Flashback: Gov. Sarah Huckabee Sanders introduced the "Bell to Bell No Cell Act" during this spring's legislative session, calling unrestricted access to smartphones and social media the reason for the rise in mental illness in young people over the past decade. It passed with little opposition and with bipartisan support. Arkansas schools began taking part in a pilot program to ban cellphone usage in fall 2024.
- The law includes exceptions for emergencies and in cases where the device is allowed per a student's education plan regarding their disability.
Zoom out: Cellphone usage bans in schools are gaining momentum nationwide, partly in an effort to combat COVID-era learning loss.
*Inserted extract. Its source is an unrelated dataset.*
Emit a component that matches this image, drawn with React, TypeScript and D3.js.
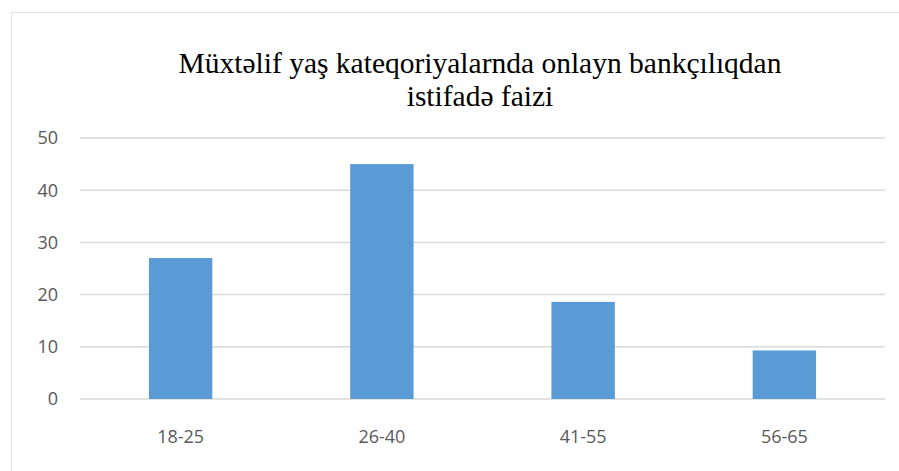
import React from "react";
import * as d3 from "d3";

const categories = ["18-25", "26-40", "41-55", "56-65"];
const values = [27, 45, 18.6, 9.3];
const yTicks = [0, 10, 20, 30, 40, 50];
const titleLines = ["Müxtəlif yaş kateqoriyalarnda onlayn bankçılıqdan", "istifadə faizi"];

const W = 899;
const H = 471;
const margin = { left: 80, right: 14, top: 138, bottom: 72 };

export default function App() {
  const x = d3
    .scaleBand<string>()
    .domain(categories)
    .range([margin.left, W - margin.right])
    .paddingInner(0.685)
    .paddingOuter(0.3425);
  const y = d3.scaleLinear().domain([0, 50]).range([399, 138]);

  return (
    <svg
      width={W}
      height={H}
      style={{ position: "absolute", left: 0, top: 0, background: "#fff" }}
    >
      <rect x={11.5} y={12.5} width={W} height={H} fill="#fff" stroke="#e3e3e3" strokeWidth={1} />
      <g>
        {titleLines.map((t, i) => (
          <text
            key={i}
            x={480}
            y={73 + i * 33}
            textAnchor="middle"
            fontFamily="'Liberation Serif', 'Times New Roman', serif"
            fontSize={29.5}
            fill="#000"
          >
            {t}
          </text>
        ))}
      </g>
      <g>
        {yTicks.map((t) => (
          <g key={t}>
            <line
              x1={margin.left}
              x2={W - margin.right}
              y1={y(t)}
              y2={y(t)}
              stroke="#d9d9d9"
              strokeWidth={1.5}
            />
            <text
              x={58}
              y={y(t)}
              dy="0.36em"
              textAnchor="end"
              fontFamily="'Open Sans', sans-serif"
              fontSize={18}
              fill="#595959"
            >
              {t}
            </text>
          </g>
        ))}
      </g>
      <g>
        {categories.map((c, i) => (
          <rect
            key={c}
            x={x(c)}
            y={y(values[i])}
            width={x.bandwidth()}
            height={y(0) - y(values[i])}
            fill="#5b9bd5"
          />
        ))}
      </g>
      <g>
        {categories.map((c) => (
          <text
            key={c}
            x={(x(c) as number) + x.bandwidth() / 2}
            y={437}
            dy="0.36em"
            textAnchor="middle"
            fontFamily="'Open Sans', sans-serif"
            fontSize={18}
            fill="#595959"
          >
            {c}
          </text>
        ))}
      </g>
    </svg>
  );
}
The intrigue: National survey data from the Walton Family Foundation and Gallup shared exclusively with Axios shows attitudes toward phones in schools have shifted drastically in the space of a single generation as educators grapple with distractions and teens' well-being, Axios' April Rubin writes.
- About three-fourths of parents said they support restrictions on phone use, although they favor allowing students to keep phones in their possession.
By the numbers: Gen Alpha (people born from 2010-24) is growing up with more restrictions than Gen Z, as 79% of Gen Z adults said they were allowed to use their phones between classes when they were students, compared to 41% of middle schoolers and 61% of high schoolers now.
- 40% of current middle school students said they can use their phones during free time in class, which is 25 percentage points lower than when Gen Z adults were in school.